> INSTRUCTIONS TO FOLLOW:
Retype, please, the listing from its opening line through the line that contains "return x + d * DX, y + d * DY", both included, without the pictures.

> RECORDED DATA:
────
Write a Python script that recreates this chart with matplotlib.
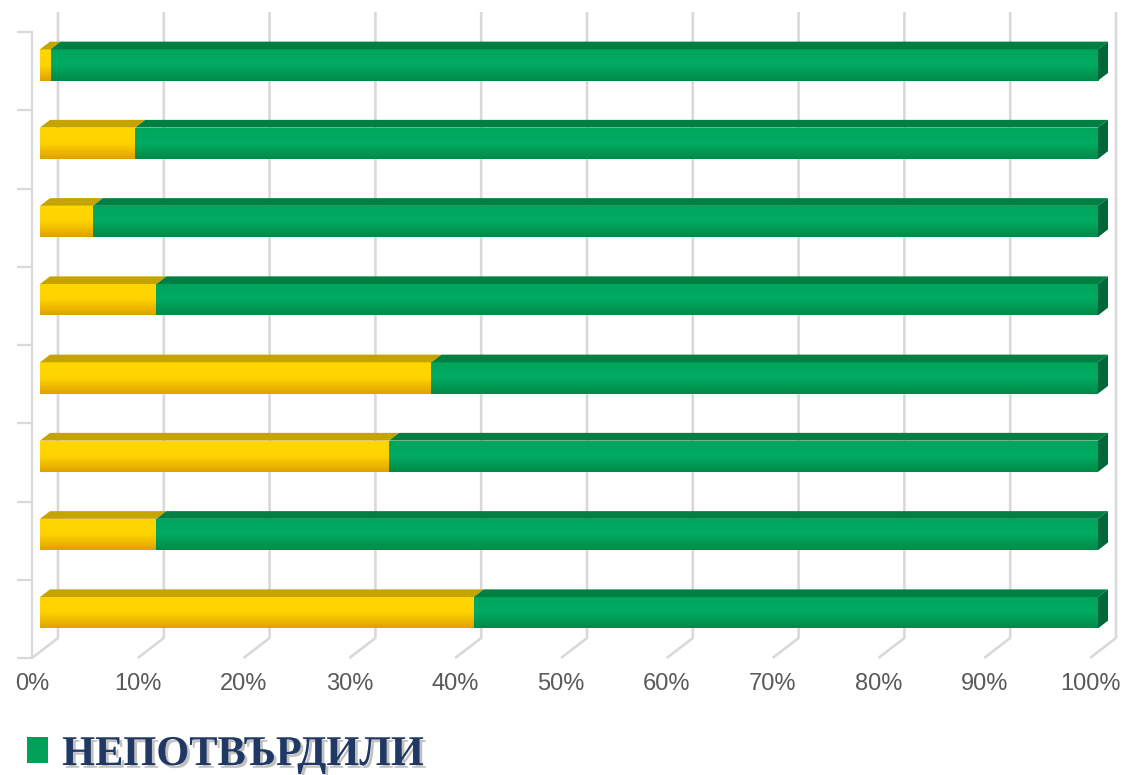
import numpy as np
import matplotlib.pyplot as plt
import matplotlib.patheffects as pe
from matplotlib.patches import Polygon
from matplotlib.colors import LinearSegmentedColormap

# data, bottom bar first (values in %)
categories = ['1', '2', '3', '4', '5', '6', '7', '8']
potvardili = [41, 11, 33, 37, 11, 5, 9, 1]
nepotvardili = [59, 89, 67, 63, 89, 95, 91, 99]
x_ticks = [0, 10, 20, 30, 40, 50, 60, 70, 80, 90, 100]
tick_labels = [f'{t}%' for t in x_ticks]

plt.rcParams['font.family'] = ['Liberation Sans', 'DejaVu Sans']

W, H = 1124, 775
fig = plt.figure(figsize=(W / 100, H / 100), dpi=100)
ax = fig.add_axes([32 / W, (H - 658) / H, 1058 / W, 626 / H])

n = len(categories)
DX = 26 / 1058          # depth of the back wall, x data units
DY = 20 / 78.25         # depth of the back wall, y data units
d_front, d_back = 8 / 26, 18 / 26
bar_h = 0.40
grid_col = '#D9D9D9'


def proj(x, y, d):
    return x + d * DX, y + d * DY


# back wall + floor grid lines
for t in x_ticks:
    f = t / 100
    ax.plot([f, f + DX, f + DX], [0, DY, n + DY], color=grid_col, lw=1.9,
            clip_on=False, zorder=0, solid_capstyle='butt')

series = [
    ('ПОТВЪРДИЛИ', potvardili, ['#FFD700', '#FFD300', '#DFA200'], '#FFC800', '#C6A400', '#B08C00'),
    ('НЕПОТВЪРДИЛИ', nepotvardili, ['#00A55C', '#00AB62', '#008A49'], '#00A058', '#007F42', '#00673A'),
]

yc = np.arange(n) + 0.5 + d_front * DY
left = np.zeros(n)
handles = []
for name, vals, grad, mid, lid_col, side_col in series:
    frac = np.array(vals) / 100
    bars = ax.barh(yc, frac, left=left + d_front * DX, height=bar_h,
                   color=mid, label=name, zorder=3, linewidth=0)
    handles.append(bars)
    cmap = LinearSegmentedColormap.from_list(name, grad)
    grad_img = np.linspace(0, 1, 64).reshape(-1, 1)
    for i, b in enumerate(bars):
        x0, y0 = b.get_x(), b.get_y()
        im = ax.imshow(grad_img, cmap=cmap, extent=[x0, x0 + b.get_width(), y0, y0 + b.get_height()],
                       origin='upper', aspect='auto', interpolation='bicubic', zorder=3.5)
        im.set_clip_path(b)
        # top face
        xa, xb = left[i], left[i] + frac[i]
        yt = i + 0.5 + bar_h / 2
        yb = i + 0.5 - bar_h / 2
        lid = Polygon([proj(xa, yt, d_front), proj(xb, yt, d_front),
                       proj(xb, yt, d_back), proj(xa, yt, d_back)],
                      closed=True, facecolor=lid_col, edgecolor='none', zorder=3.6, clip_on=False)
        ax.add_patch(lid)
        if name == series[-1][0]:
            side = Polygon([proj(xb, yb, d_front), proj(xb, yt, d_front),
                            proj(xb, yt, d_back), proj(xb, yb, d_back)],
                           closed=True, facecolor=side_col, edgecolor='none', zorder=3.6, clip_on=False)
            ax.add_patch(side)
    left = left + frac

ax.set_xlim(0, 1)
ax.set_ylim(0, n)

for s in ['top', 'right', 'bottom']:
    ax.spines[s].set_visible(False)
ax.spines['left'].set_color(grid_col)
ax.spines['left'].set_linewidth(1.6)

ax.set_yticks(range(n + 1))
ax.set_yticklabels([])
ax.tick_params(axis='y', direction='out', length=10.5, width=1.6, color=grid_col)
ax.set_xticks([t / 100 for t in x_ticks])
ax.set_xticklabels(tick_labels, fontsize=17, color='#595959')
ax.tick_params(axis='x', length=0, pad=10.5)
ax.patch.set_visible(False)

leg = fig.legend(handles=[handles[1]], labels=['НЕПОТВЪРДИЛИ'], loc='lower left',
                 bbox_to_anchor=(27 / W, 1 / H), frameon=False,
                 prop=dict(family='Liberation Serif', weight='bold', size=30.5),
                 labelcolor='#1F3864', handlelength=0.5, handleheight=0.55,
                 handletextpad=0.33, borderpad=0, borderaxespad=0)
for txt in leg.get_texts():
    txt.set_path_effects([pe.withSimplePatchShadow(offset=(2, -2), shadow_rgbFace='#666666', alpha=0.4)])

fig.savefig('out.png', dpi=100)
────
> TASK RESULT:
Write a Python script that recreates this chart with matplotlib.
import numpy as np
import matplotlib.pyplot as plt
import matplotlib.patheffects as pe
from matplotlib.patches import Polygon
from matplotlib.colors import LinearSegmentedColormap

# data, bottom bar first (values in %)
categories = ['1', '2', '3', '4', '5', '6', '7', '8']
potvardili = [41, 11, 33, 37, 11, 5, 9, 1]
nepotvardili = [59, 89, 67, 63, 89, 95, 91, 99]
x_ticks = [0, 10, 20, 30, 40, 50, 60, 70, 80, 90, 100]
tick_labels = [f'{t}%' for t in x_ticks]

plt.rcParams['font.family'] = ['Liberation Sans', 'DejaVu Sans']

W, H = 1124, 775
fig = plt.figure(figsize=(W / 100, H / 100), dpi=100)
ax = fig.add_axes([32 / W, (H - 658) / H, 1058 / W, 626 / H])

n = len(categories)
DX = 26 / 1058          # depth of the back wall, x data units
DY = 20 / 78.25         # depth of the back wall, y data units
d_front, d_back = 8 / 26, 18 / 26
bar_h = 0.40
grid_col = '#D9D9D9'


def proj(x, y, d):
    return x + d * DX, y + d * DY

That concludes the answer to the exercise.